We do not feel that any particular circumstances recited herein would alone establish abandonment or would be conclusive as a matter of law. However, taken together, this court is of the opinion that they conclusively establish an intention on the part of the plaintiff tenant to abandon the lease and the premises. Particularly significant is the removal of the plaintiff's residence to Lincoln, Nebraska, and engaging in full-time employment and activity which would make it impossible for him to farm the premises. It is conceivable, of course, that the plaintiff could farm the premises (in light of modern farming methods) by the rental of equipment and hired help. But no such contention was made by the plaintiff and the record is devoid of any evidence to even remotely establish such facts. The loss of all of his farm equipment, machinery, and livestock tied together in time sequence with his immediate removal to Lincoln, Nebraska, and a full-time job, is more indicative as to his *32 intentions than his now retrospectively declared intentions. The other acts and circumstances, harmonizing in point and time sequence, including the sale of the hot water heater and the offer to sell the drapes in the tenant house, support this conclusion.

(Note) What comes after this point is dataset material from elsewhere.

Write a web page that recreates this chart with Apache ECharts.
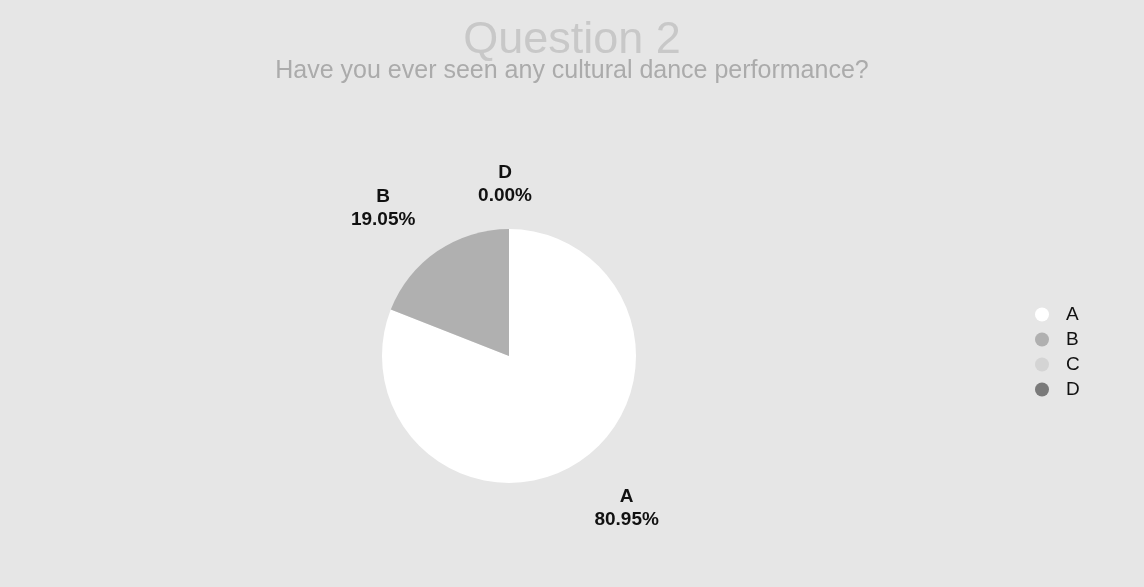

We come to the conclusion that the plaintiff had abandoned the premises prior to the reentry date of March 1, 1965, and that the landlord had entered in good faith and made a lease with a new tenant. Consequently under the principles of law announced herein, the plaintiff must fail in his action for forcible entry and detainer to regain possession of the premises. The judgment of the district court is reversed and the cause remanded with directions to find for all of the defendants and dismiss plaintiff's complaint at the plaintiff's costs.

Reversed and remanded with directions.